Key point on this is to define the MATCH path of nodes to show what you want the graph algorithms to work towards. MATCH(c<-(cc)-p) -- Trace back from child to parent through connection edges Here I am saying go from the Parents table and find all the applicable Children entries along the Connections edges.
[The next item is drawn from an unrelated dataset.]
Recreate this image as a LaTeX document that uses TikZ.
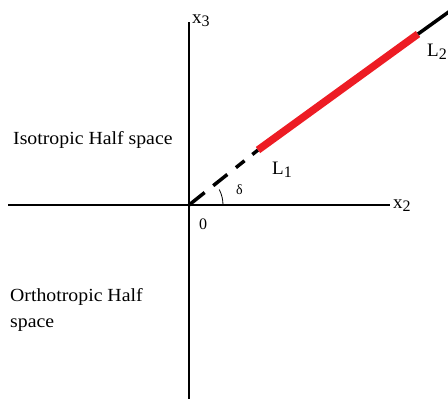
\documentclass[tikz,border=0pt]{standalone}
\usepackage{fontspec}
\setmainfont{Liberation Serif}
\newfontfamily\lab[FakeStretch=1.07]{Liberation Serif}
\begin{document}
\begin{tikzpicture}[x=1pt,y=-1pt,
  axis/.style={line width=1.1pt,black},
  dashseg/.style={line width=3.5pt,black},
  redseg/.style={line width=7.5pt,color=lineRed},
  txt/.style={inner sep=0pt,anchor=west,font=\lab\fontsize{18.5}{22}\selectfont},
  sym/.style={inner sep=0pt,anchor=west,font=\fontsize{19}{22}\selectfont}]
\definecolor{lineRed}{RGB}{237,28,36}
\useasboundingbox (0,0) rectangle (448,399);
% axes
\coordinate (vtop) at (189,22);
\coordinate (vbot) at (189,399);
\coordinate (hl) at (8,205);
\coordinate (hr) at (390,205);
\coordinate (O) at (189,205);
\draw[axis] (vtop) -- (vbot);
\draw[axis] (hl) -- (hr);
% inclined line
\coordinate (R1) at (258,150);
\coordinate (R2) at (418,34);
\coordinate (E) at (450,11);
\draw[dashseg,dash pattern=on 20pt off 11pt on 18pt off 11pt on 11pt off 10pt on 30pt] (O) -- (R1);
\draw[redseg] (R1) -- (R2);
\draw[dashseg] (R2) -- (E);
% angle
\coordinate (A0) at (223,205);
\draw[line width=0.8pt] (A0) arc[start angle=0,end angle=27,radius=34pt];
% labels
\node[sym] (x3) at (192,21) {x\raisebox{-3pt}{\fontsize{16}{16}\selectfont 3}};
\node[sym] (x2) at (393,206) {x\raisebox{-3pt}{\fontsize{16}{16}\selectfont 2}};
\node[sym] (L1) at (272,170) {L\raisebox{-3pt}{\fontsize{16}{16}\selectfont 1}};
\node[sym] (L2) at (427,52) {L\raisebox{-3pt}{\fontsize{16}{16}\selectfont 2}};
\node[inner sep=0pt,anchor=west,font=\fontsize{14}{14}\selectfont] (d) at (236,190) {δ};
\node[inner sep=0pt,anchor=west,font=\fontsize{16}{16}\selectfont] (zero) at (199,224) {0};
\node[txt] (iso) at (13,140) {Isotropic Half space};
\node[txt] (ort1) at (10,297) {Orthotropic Half};
\node[txt] (ort2) at (10,325) {space};
\end{tikzpicture}
\end{document}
This is powerful, but this is a small case to show the details, and I can mix in relational dataset row based operations on top of the graph results here with a group by and having count to find paths with only 1 parent

-- Find end nodes with only 1 parent
SELECT c.Id
FROM 
    parents p, children c, connections cc
WHERE 
    MATCH(c<-(cc)-p) -- Trace back from child to parent through connection edges
GROUP BY c.Id
HAVING COUNT(*) = 1

Python with Networkx

import networkx as nx

if __name__ == '__main__':

    parentChildPairs = [
        [1, 3],
        [2, 3],
        [3, 6],
        [5, 6],
        [15, 9],
        [5, 7],
        [4, 5],
        [4, 8],
        [4, 9],
        [9, 11]
    ]

    G = nx.DiGraph()
    startNodes = []
    endNodes = []

    for inputPair in parentChildPairs:
        startNodes.append(inputPair[0])
        endNodes.append(inputPair[-1])
        G.add_edge(inputPair[0], inputPair[-1])

    no_parents = []
    for current_node in startNodes:
        parents = list(G.predecessors(current_node))
        if len(parents) == 0:
            no_parents.append(current_node)
    print(set(no_parents))

    single_parents = []
    for current_node in endNodes:
        parents = list(G.predecessors(current_node))
        if len(parents) == 1:
            single_parents.append(current_node)
    print(set(single_parents))

Python Results

{1, 2, 4, 15}
{8, 11, 5, 7}

I like the idea of the SQL datastore graph best, but find the python code to be the most readable and maintainable.